Data items:
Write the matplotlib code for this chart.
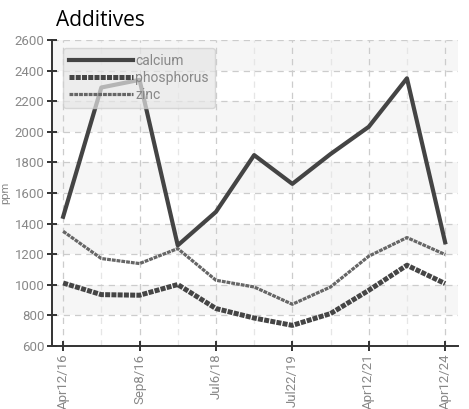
import matplotlib
matplotlib.use('Agg')
from matplotlib import pyplot as plt

# Additive levels by sample date (ppm)
labels = ['Apr12/16', '', 'Sep8/16', '', 'Jul6/18', '', 'Jul22/19', '', 'Apr12/21', '', 'Apr12/24']
calcium = [1445, 2290, 2340, 1258, 1477, 1848, 1660, 1855, 2033, 2350, 1278]
phosphorus = [1012, 936, 932, 1002, 845, 783, 735, 812, 964, 1128, 1008]
zinc = [1350, 1172, 1139, 1237, 1030, 986, 873, 986, 1187, 1309, 1198]

plt.rcParams['font.family'] = ['Roboto', 'DejaVu Sans']

fig = plt.figure(figsize=(4.69, 4.09), dpi=100)
ax = fig.add_axes([0.111, 0.154, 0.865, 0.748])

x = list(range(len(labels)))

# alternating background bands
for lo in range(800, 2600, 400):
    ax.axhspan(lo, lo + 200, color='#f6f6f6', zorder=0, lw=0)

ax.plot(x, calcium, color='#444444', lw=3.0, label='calcium', zorder=3)
ax.plot(x, phosphorus, color='#454545', lw=3.6, ls=(0, (1.0, 0.25)),
        label='phosphorus', zorder=3)
ax.plot(x, zinc, color='#666666', lw=2.3, ls=(0, (1.2, 0.3)),
        label='zinc', zorder=3)

ax.set_xlim(-0.29, 10.33)
ax.set_ylim(600, 2600)
ax.set_yticks(range(600, 2601, 200))
major = [i for i in x if labels[i]]
ax.set_xticks(major)
ax.set_xticklabels([labels[i] for i in major], rotation=90)
ax.set_xticks([i for i in x if not labels[i]], minor=True)

ax.grid(True, which='major', ls=(0, (5, 4)), color='#cccccc', lw=0.9)
ax.grid(True, which='minor', axis='x', ls=(0, (5, 4)), color='#e6e6e6', lw=0.9)
ax.set_axisbelow(True)

for s in ['top', 'right']:
    ax.spines[s].set_visible(False)
for s in ['left', 'bottom']:
    ax.spines[s].set_color('#333333')
    ax.spines[s].set_linewidth(1.4)

ax.tick_params(which='major', direction='inout', length=7, width=1.4,
               color='#333333', labelsize=9.5, labelcolor='#888888', pad=2)
ax.tick_params(which='minor', length=0)

ax.set_ylabel('ppm', fontsize=8, color='#888888', labelpad=3)
ax.set_title('Additives', loc='left', fontsize=15, family='Open Sans',
             x=0.01, pad=10)

leg = ax.legend(loc='upper left', bbox_to_anchor=(0.01, 0.997), fontsize=10,
                handlelength=4.6, handletextpad=0.15, labelspacing=0.2,
                borderpad=0.45, fancybox=True, framealpha=0.7,
                edgecolor='#cccccc', facecolor='#e6e6e6')
for t in leg.get_texts():
    t.set_color('#888888')

fig.savefig('out.png', dpi=100)
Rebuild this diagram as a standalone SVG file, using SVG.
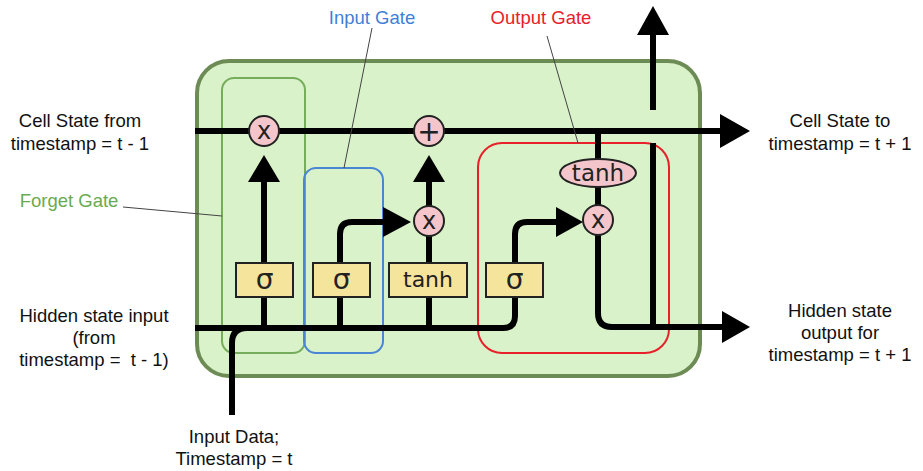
<svg xmlns="http://www.w3.org/2000/svg" width="923" height="471" viewBox="0 0 923 471">
<defs>
<style>
.ln{fill:none;stroke:#000;stroke-width:6;stroke-linecap:butt}
.ah{fill:#000}
.op{fill:#f4c6cc;stroke:#222;stroke-width:2}
.bx{fill:#f4e49c;stroke:#222;stroke-width:2}
.sym{font-family:"DejaVu Sans",sans-serif;text-anchor:middle;fill:#222}
.lbl{font-family:"Liberation Sans",Arial,sans-serif;font-size:18.5px;text-anchor:middle;fill:#111}
.lead{stroke:#444;stroke-width:1;fill:none}
</style>
</defs>
<rect width="923" height="471" fill="#fff"/>
<g id="cell">
<rect x="197" y="61" width="503" height="315" rx="32" fill="#d9f2c9" stroke="#6d8c55" stroke-width="4"/>
</g>
<g id="forget-gate">
<rect x="222" y="78" width="83" height="275" rx="12" fill="none" stroke="#76ad5c" stroke-width="2"/>
</g>
<g id="input-gate">
<rect x="304" y="168" width="79" height="185" rx="12" fill="none" stroke="#4a86d4" stroke-width="2"/>
</g>
<g id="output-gate">
<rect x="478" y="143" width="191" height="210" rx="24" fill="none" stroke="#e8202a" stroke-width="2"/>
</g>
<g id="connectors">
<path class="ln" d="M195 131 H722"/>
<polygon class="ah" points="720,114 750,131 720,148"/>
<path class="ln" d="M195 328 H503 Q515 328 515 316 V297"/>
<path class="ln" d="M232 415 V343 Q232 328 247 328"/>
<path class="ln" d="M264 328 V297"/>
<path class="ln" d="M264 263 V180"/>
<polygon class="ah" points="248,182 264,155 280,182"/>
<path class="ln" d="M340 328 V297"/>
<path class="ln" d="M340 263 V234 Q340 222 352 222 H385"/>
<polygon class="ah" points="383,207 411,222 383,237"/>
<path class="ln" d="M429 328 V297"/>
<path class="ln" d="M429 263 V236"/>
<path class="ln" d="M429 206 V180"/>
<polygon class="ah" points="413,182 429,155 445,182"/>
<path class="ln" d="M515 263 V234 Q515 222 527 222 H558"/>
<polygon class="ah" points="556,207 583,222 556,237"/>
<path class="ln" d="M598 131 V159"/>
<path class="ln" d="M598 187 V205"/>
<path class="ln" d="M598 235 V313 Q598 327 612 327 H724"/>
<polygon class="ah" points="722,311 750,327 722,343"/>
<path class="ln" d="M653 143 V327"/>
<path class="ln" d="M653 110 V33"/>
<polygon class="ah" points="637,35 653,6 669,35"/>
<path class="lead" d="M123 207 L222 216"/>
<path class="lead" d="M372 28 L344 168"/>
<path class="lead" d="M547 36 L578 143"/>
</g>
<g id="forget-mult">
<circle class="op" cx="264" cy="131" r="15"/>
<text class="sym" x="264" y="139" font-size="24">x</text>
</g>
<g id="cell-add">
<circle class="op" cx="429" cy="131" r="15"/>
<text class="sym" x="429" y="141" font-size="28">+</text>
</g>
<g id="input-mult">
<circle class="op" cx="429" cy="221" r="15"/>
<text class="sym" x="429" y="229" font-size="24">x</text>
</g>
<g id="output-mult">
<circle class="op" cx="598" cy="220" r="15"/>
<text class="sym" x="598" y="228" font-size="24">x</text>
</g>
<g id="output-tanh">
<ellipse class="op" cx="598" cy="173" rx="38" ry="14"/>
<text class="sym" x="598" y="181" font-size="23">tanh</text>
</g>
<g id="sigma-forget">
<rect class="bx" x="236" y="263" width="57" height="34"/>
<text class="sym" x="264.5" y="289" font-size="28">σ</text>
</g>
<g id="sigma-input">
<rect class="bx" x="313" y="263" width="57" height="34"/>
<text class="sym" x="341.5" y="289" font-size="28">σ</text>
</g>
<g id="tanh-input">
<rect class="bx" x="389" y="263" width="78" height="34"/>
<text class="sym" x="428" y="287" font-size="22">tanh</text>
</g>
<g id="sigma-output">
<rect class="bx" x="486" y="263" width="57" height="34"/>
<text class="sym" x="514.5" y="289" font-size="28">σ</text>
</g>
<g id="labels">
<text class="lbl" x="80" y="127">Cell State from</text>
<text class="lbl" x="80" y="150">timestamp = t - 1</text>
<text class="lbl" x="69" y="207" fill="#6aaa50" style="fill:#6aaa50">Forget Gate</text>
<text class="lbl" x="372" y="24" style="fill:#3f7fd8">Input Gate</text>
<text class="lbl" x="541" y="24" style="fill:#e8202a">Output Gate</text>
<text class="lbl" x="94" y="322">Hidden state input</text>
<text class="lbl" x="94" y="344">(from</text>
<text class="lbl" x="94" y="366" xml:space="preserve">timestamp =  t - 1)</text>
<text class="lbl" x="234" y="443">Input Data;</text>
<text class="lbl" x="234" y="465">Timestamp = t</text>
<text class="lbl" x="840" y="127">Cell State to</text>
<text class="lbl" x="840" y="150">timestamp = t + 1</text>
<text class="lbl" x="840" y="317">Hidden state</text>
<text class="lbl" x="840" y="339">output for</text>
<text class="lbl" x="840" y="361">timestamp = t + 1</text>
</g>
</svg>
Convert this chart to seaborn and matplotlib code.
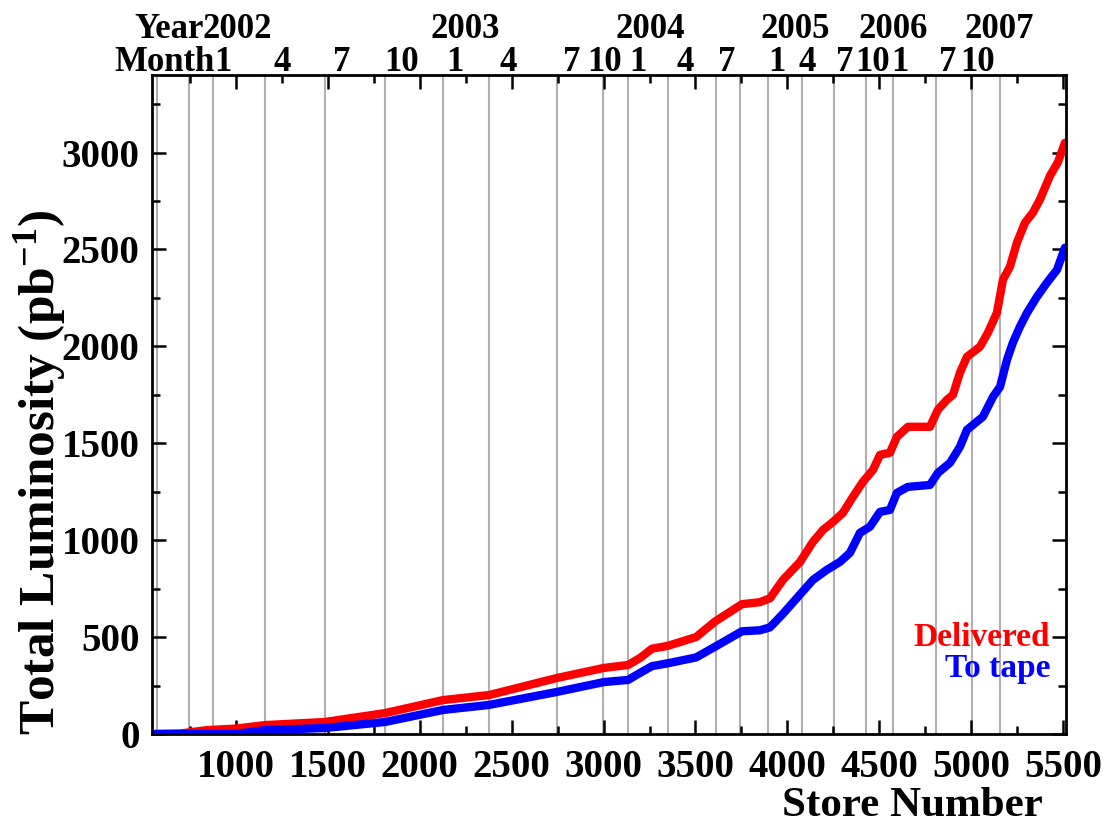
import numpy as np
import pandas as pd
import matplotlib
matplotlib.use('Agg')
import matplotlib.pyplot as plt
import seaborn as sns
from matplotlib.ticker import MultipleLocator
from matplotlib.transforms import blended_transform_factory

# integrated luminosity (pb^-1) vs store number
delivered_store = [560, 700, 842, 1000, 1158, 1484, 1811, 2126, 2377, 2746, 3002, 3133,
                   3198, 3263, 3350, 3503, 3606, 3753, 3850, 3905, 3976, 4069, 4139,
                   4194, 4248, 4302, 4357, 4411, 4466, 4504, 4558, 4596, 4656, 4776,
                   4819, 4868, 4901, 4939, 4977, 5048, 5091, 5140, 5173, 5211, 5249,
                   5293, 5336, 5374, 5429, 5472, 5510]
delivered_lumi = [0, 3, 20, 28, 46, 62, 108, 175, 201, 289, 341, 356,
                  392, 440, 455, 500, 580, 670, 680, 700, 795, 888, 991,
                  1053, 1094, 1141, 1224, 1301, 1363, 1440, 1451, 1533, 1585, 1585,
                  1673, 1724, 1750, 1864, 1946, 1998, 2070, 2173, 2344, 2411, 2535,
                  2638, 2690, 2757, 2880, 2950, 3050]

tape_store = [560, 1000, 1038, 1158, 1484, 1811, 2126, 2377, 2746, 3002, 3133, 3198,
              3263, 3350, 3503, 3606, 3753, 3850, 3905, 3976, 4069, 4139, 4215,
              4286, 4340, 4395, 4449, 4504, 4558, 4596, 4656, 4776, 4819, 4885,
              4939, 4977, 5064, 5119, 5157, 5195, 5227, 5265, 5304, 5358, 5412,
              5467, 5510]
tape_lumi = [0, 0, 5, 20, 31, 62, 124, 150, 217, 268, 279, 315,
             350, 365, 395, 450, 530, 535, 550, 620, 720, 795, 847,
             888, 934, 1038, 1069, 1146, 1156, 1244, 1275, 1285, 1347, 1399,
             1482, 1569, 1637, 1740, 1791, 1931, 2019, 2101, 2173, 2256, 2328,
             2395, 2509]

# vertical month lines (store number)
month_lines = [570, 744, 875, 1158, 1484, 1811, 2126, 2377, 2746, 2997, 3133, 3350,
               3612, 3742, 3894, 4079, 4254, 4428, 4575, 4809, 5004, 5157]

# labels on top
month_labels = ['1', '4', '7', '10', '1', '4', '7', '10', '1', '4', '7',
                '1', '4', '7', '10', '1', '7', '10']
month_pos = [929, 1250, 1577, 1903, 2192, 2480, 2828, 3008, 3187, 3443, 3671,
             3943, 4107, 4313, 4466, 4613, 4874, 5037]
year_labels = ['2002', '2003', '2004', '2005', '2006', '2007']
year_pos = [1005, 2246, 3252, 4041, 4575, 5151]

sns.set_style('ticks')
plt.rcParams['font.family'] = ['Liberation Serif', 'DejaVu Serif']
plt.rcParams['font.weight'] = 'bold'
plt.rcParams['mathtext.default'] = 'regular'
plt.rcParams['text.color'] = 'black'
plt.rcParams['xtick.color'] = 'black'
plt.rcParams['ytick.color'] = 'black'

fig = plt.figure(figsize=(11.05, 8.26), dpi=100)
ax = fig.add_axes([152 / 1105, 1 - 734 / 826, 914 / 1105, 659 / 826])

for s in month_lines:
    ax.axvline(s, color='#b0b0b0', lw=1.5, zorder=0)

df_del = pd.DataFrame({'store': delivered_store, 'lumi': delivered_lumi})
df_tape = pd.DataFrame({'store': tape_store, 'lumi': tape_lumi})
sns.lineplot(data=df_del, x='store', y='lumi', color='#ff0000', lw=6, ax=ax)
sns.lineplot(data=df_tape, x='store', y='lumi', color='#0000ff', lw=6, ax=ax)

ax.set_xlim(543, 5516)
ax.set_ylim(0, 3400)
ax.xaxis.set_minor_locator(MultipleLocator(250))
ax.yaxis.set_major_locator(MultipleLocator(500))
ax.yaxis.set_minor_locator(MultipleLocator(250))
ax.set_xticks([1000, 1500, 2000, 2500, 3000, 3500, 4000, 4500, 5000, 5500])
ax.tick_params(which='both', direction='in', top=True, right=True, width=1.8, colors='black')
ax.tick_params(which='major', length=10, labelsize=28)
ax.tick_params(axis='x', which='major', pad=11)
ax.tick_params(axis='y', which='major', pad=9)
ax.tick_params(which='minor', length=6)
for sp in ax.spines.values():
    sp.set_linewidth(2)
    sp.set_color('black')
ax.set_xlabel('')
ax.set_ylabel('')

# year / month rows above the plot
trans = blended_transform_factory(ax.transData, ax.transAxes)
for lab, p in zip(month_labels, month_pos):
    ax.text(p, 1.006, lab, transform=trans, ha='center', va='baseline', fontsize=25, fontweight='bold')
for lab, p in zip(year_labels, year_pos):
    ax.text(p, 1.056, lab, transform=trans, ha='center', va='baseline', fontsize=25, fontweight='bold')
ax.text(826, 1.056, 'Year', transform=trans, ha='right', va='baseline', fontsize=25, fontweight='bold')
ax.text(885, 1.006, 'Month', transform=trans, ha='right', va='baseline', fontsize=25, fontweight='bold')

# legend as coloured text
ax.text(0.9825, 0.1335, 'Delivered', transform=ax.transAxes, ha='right', va='baseline',
        color='#ff0000', fontsize=24, fontweight='bold')
ax.text(0.9825, 0.0865, 'To tape', transform=ax.transAxes, ha='right', va='baseline',
        color='#0000ff', fontsize=24, fontweight='bold')

fig.text(1043 / 1105, 1 - 816 / 826, 'Store Number', ha='right', va='baseline',
         fontsize=31, fontweight='bold')
fig.text(40 / 1105, 1 - 735 / 826, 'Total Luminosity (pb$^{-1}$)', rotation=90,
         ha='center', va='bottom', fontsize=37, fontweight='bold')

fig.savefig('out.png', dpi=100, facecolor='white')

#### Set exercise
Retype the records above word for word, from their first line through the line containing "ax.axhspan(lo, lo +", and leave out every picture.

#### Exercise result
Write the matplotlib code for this chart.
import matplotlib
matplotlib.use('Agg')
from matplotlib import pyplot as plt

# Additive levels by sample date (ppm)
labels = ['Apr12/16', '', 'Sep8/16', '', 'Jul6/18', '', 'Jul22/19', '', 'Apr12/21', '', 'Apr12/24']
calcium = [1445, 2290, 2340, 1258, 1477, 1848, 1660, 1855, 2033, 2350, 1278]
phosphorus = [1012, 936, 932, 1002, 845, 783, 735, 812, 964, 1128, 1008]
zinc = [1350, 1172, 1139, 1237, 1030, 986, 873, 986, 1187, 1309, 1198]

plt.rcParams['font.family'] = ['Roboto', 'DejaVu Sans']

fig = plt.figure(figsize=(4.69, 4.09), dpi=100)
ax = fig.add_axes([0.111, 0.154, 0.865, 0.748])

x = list(range(len(labels)))

# alternating background bands
for lo in range(800, 2600, 400):
    ax.axhspan(lo, lo + 200, color='#f6f6f6', zorder=0, lw=0)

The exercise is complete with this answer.